RBI-Fifth Tranche of Sovereign Gold Bonds to open on September 01, 2016
August, 30th 2016
The Reserve Bank of India, in consultation with the Government of India, has decided to issue fifth tranche of Sovereign Gold Bonds. Applications for the bond will be accepted from September 01, 2016 to September 09, 2016. The Bonds will be issued on September 23, 2016. The Bonds will be sold through banks, Stock Holding Corporation of India Limited (SHCIL), designated post offices, and recognised stock exchanges viz., National Stock Exchange of India Limited and Bombay Stock Exchange.
The features of the Bond are:
Sovereign Gold Bond 2016-17 – Series II
To be issued by Reserve Bank India on behalf of the Government of India
The Bonds will be restricted for sale to resident Indian entities including individuals, HUFs, Trusts, Universities and Charitable Institutions
The Bonds will be denominated in multiples of gram(s) of gold with a basic unit of 1 gram
The tenor of the Bond will be for a period of 8 years with exit option from 5th year to be exercised on the interest payment dates
Minimum permissible investment will be 1 gram of gold
The maximum amount subscribed by an entity will not be more than 500 grams per person per fiscal year (April-March). A self-declaration to this effect will be obtained
In case of joint holding, the investment limit of 500 grams will be applied to the first applicant only
Price of Bond will be fixed in Indian Rupees on the basis of simple average of closing price of gold of 999 purity published by the India Bullion and Jewellers Association Limited for the week (Monday to Friday) preceding the subscription period
Payment for the Bonds will be through cash payment (upto a maximum of ₹ 20,000) or demand draft or cheque or electronic banking
Government of India Stock under GS Act, 2006. The investors will be issued a Holding Certificate.

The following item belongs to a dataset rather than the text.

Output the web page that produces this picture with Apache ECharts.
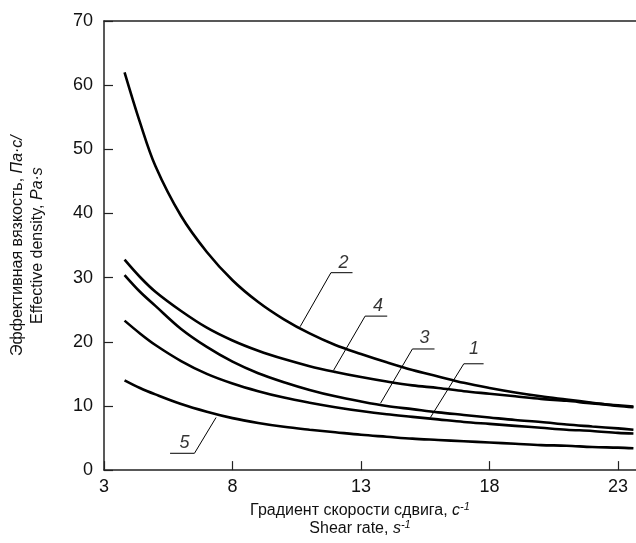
<!DOCTYPE html>
<html><head><meta charset="utf-8">
<script src="https://cdn.jsdelivr.net/npm/echarts@6/dist/echarts.min.js"></script>
<style>html,body{margin:0;padding:0;background:#fff}#c{width:636px;height:543px}</style>
</head><body><div id="c"></div>
<script>
// ---- data ----
const shearRate = [3.8,4.4,5,6,7,8,9,10,11,12,13,14,15,16,17,18,19,20,21,22,23,23.6];
const curve1 = [23.3,21.3,19.5,17.0,15.0,13.5,12.3,11.3,10.5,9.8,9.2,8.7,8.3,7.9,7.5,7.2,6.9,6.6,6.3,6.1,5.8,5.7];
const curve2 = [62.0,54.2,47.4,39.6,34.0,29.6,26.2,23.5,21.3,19.5,18.1,16.8,15.6,14.6,13.6,12.8,12.1,11.5,11.0,10.5,10.0,9.8];
const curve3 = [30.4,27.8,25.6,22.0,19.2,16.9,15.1,13.7,12.5,11.5,10.7,10.0,9.5,9.0,8.6,8.2,7.8,7.5,7.1,6.8,6.5,6.3];
const curve4 = [32.8,30.1,27.8,24.8,22.2,20.2,18.6,17.3,16.2,15.3,14.5,13.8,13.2,12.8,12.3,11.9,11.5,11.1,10.8,10.4,10.1,9.9];
const curve5 = [14.0,12.8,11.8,10.3,9.1,8.1,7.35,6.75,6.3,5.9,5.5,5.2,4.9,4.7,4.5,4.3,4.1,3.9,3.8,3.6,3.5,3.4];
const curveNames = ['1','2','3','4','5'];
const xTicks = [3,8,13,18,23];
const yTicks = [0,10,20,30,40,50,60,70];

// ---- annotation geometry (data units) ----
const annotations = [
  {text:'2', at:[12.32,32.3], path:[[12.67,30.77],[11.83,30.77],[10.63,22.35]]},
  {text:'4', at:[13.66,25.5], path:[[14.02,24.0],[13.16,24.0],[11.93,15.54]]},
  {text:'3', at:[15.47,20.66], path:[[15.86,18.88],[15.0,18.88],[13.76,10.42]]},
  {text:'1', at:[17.4,18.8], path:[[17.77,16.57],[17.0,16.57],[15.7,8.2]]},
  {text:'5', at:[6.13,4.26], path:[[5.57,2.62],[6.52,2.62],[7.36,8.2]]}
];

const FONT = "'Liberation Sans', Arial, sans-serif";
const curves = [curve1, curve2, curve3, curve4, curve5];
const series = [];
curves.forEach((c, i) => {
  series.push({
    name: curveNames[i], type: 'line', smooth: 0.35,
    symbol: 'none', silent: true,
    lineStyle: {color: '#000', width: 2.6},
    data: shearRate.map((x, j) => [x, c[j]])
  });
});
annotations.forEach(a => {
  series.push({
    type: 'line', symbol: 'none', silent: true,
    lineStyle: {color: '#000', width: 1},
    data: a.path
  });
  series.push({
    type: 'scatter', symbolSize: 0, silent: true,
    data: [a.at],
    label: {show: true, position: 'inside', formatter: a.text,
      fontFamily: FONT, fontStyle: 'italic', fontSize: 18, color: '#000'}
  });
});

const chart = echarts.init(document.getElementById('c'), null, {renderer: 'canvas'});
chart.setOption({
  animation: false,
  backgroundColor: '#fff',
  grid: {left: 102.7, right: 0, top: 21, bottom: 67},
  xAxis: [{
    type: 'value', min: 3, max: 23.7, interval: 5,
    splitLine: {show: false},
    axisLine: {lineStyle: {color: '#222', width: 1.5}},
    axisTick: {inside: true, length: 9, customValues: xTicks, lineStyle: {color: '#222', width: 1.2}},
    axisLabel: {customValues: xTicks, fontFamily: FONT, fontSize: 18, color: '#111', margin: 8},
    name: '{a|Градиент скорости сдвига, }{i|c}{sup|-1}\n{a|Shear rate, }{i|s}{sup|-1}',
    nameLocation: 'middle', nameGap: 31,
    nameTextStyle: {
      fontFamily: FONT, fontSize: 16, color: '#111', lineHeight: 18, padding: [0, 20, 0, 0],
      rich: {
        a: {fontFamily: FONT, fontSize: 16, color: '#111', lineHeight: 18},
        i: {fontFamily: FONT, fontSize: 16, color: '#111', fontStyle: 'italic', lineHeight: 18},
        sup: {fontFamily: FONT, fontSize: 11, color: '#111', fontStyle: 'italic', lineHeight: 18, padding: [0,0,8,0]}
      }
    }
  }, {
    type: 'value', min: 3, max: 23.7, position: 'top',
    axisLine: {show: true, lineStyle: {color: '#222', width: 1.5}},
    axisTick: {show: false}, axisLabel: {show: false}, splitLine: {show: false}
  }],
  yAxis: {
    type: 'value', min: 0, max: 70, interval: 10,
    splitLine: {show: false},
    axisLine: {show: true, lineStyle: {color: '#222', width: 1.5}},
    axisTick: {show: true, inside: true, length: 9, customValues: yTicks, lineStyle: {color: '#222', width: 1.2}},
    axisLabel: {customValues: yTicks, fontFamily: FONT, fontSize: 18, color: '#111', margin: 11},
    name: '{a|Эффективная вязкость, }{i|Па·с/}\n{a|Effective density, }{i|Pa·s}',
    nameLocation: 'middle', nameGap: 56, nameRotate: 90,
    nameTextStyle: {
      fontFamily: FONT, fontSize: 16, color: '#111', lineHeight: 20,
      rich: {
        a: {fontFamily: FONT, fontSize: 16, color: '#111', lineHeight: 20},
        i: {fontFamily: FONT, fontSize: 16, color: '#111', fontStyle: 'italic', lineHeight: 20}
      }
    }
  },
  series: series
});
</script></body></html>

The Bonds are eligible for conversion into demat form
The redemption price will be in Indian Rupees based on previous week’s (Monday-Friday) simple average of closing price of gold of 999 purity published by IBJA.
Bonds will be sold through banks, Stock Holding Corporation of India Limited (SHCIL), designated post offices (as may be notified) and recognised stock exchanges viz., National Stock Exchange of India Limited and Bombay Stock Exchange, either directly or through agents.
The investors will be compensated at a fixed rate of 2.75 per cent per annum payable semi-annually on the initial value of investment.
Bonds can be used as collateral for loans. The loan-to-value (LTV) ratio is to be set equal to ordinary gold loan mandated by the Reserve Bank from time to time.
Know-your-customer (KYC) norms will be the same as that for purchase of physical gold. KYC documents such as Voter ID, Aadhaar card/PAN or TAN /Passport will be required.
The interest on Gold Bonds shall be taxable as per the provision of Income Tax Act, 1961 (43 of 1961). The capital gains tax arising on redemption of SGB to an individual has been exempted. The indexation benefits will be provided to long term capital gains arising to any person on transfer of bond.
Bonds will be tradable on stock exchanges/ NDS-OM within a fortnight of the issuance on a date as notified by the RBI.
The Bonds will be eligible for Statutory Liquidity Ratio purposes.
Commission for distribution of the bond shall be paid at the rate of 1% of the total subscription received by the receiving offices and receiving offices shall share at least 50% of the commission so received with the agents or sub agents for the business procured through them.
It may be recalled that Honourable Finance Minister had announced in Union Budget 2015-16 about developing a financial asset, Sovereign Gold Bond, as an alternative to purchasing metal gold. Accordingly, four tranches of issuances have so far been undertaken during 2015-16 and 2016-17.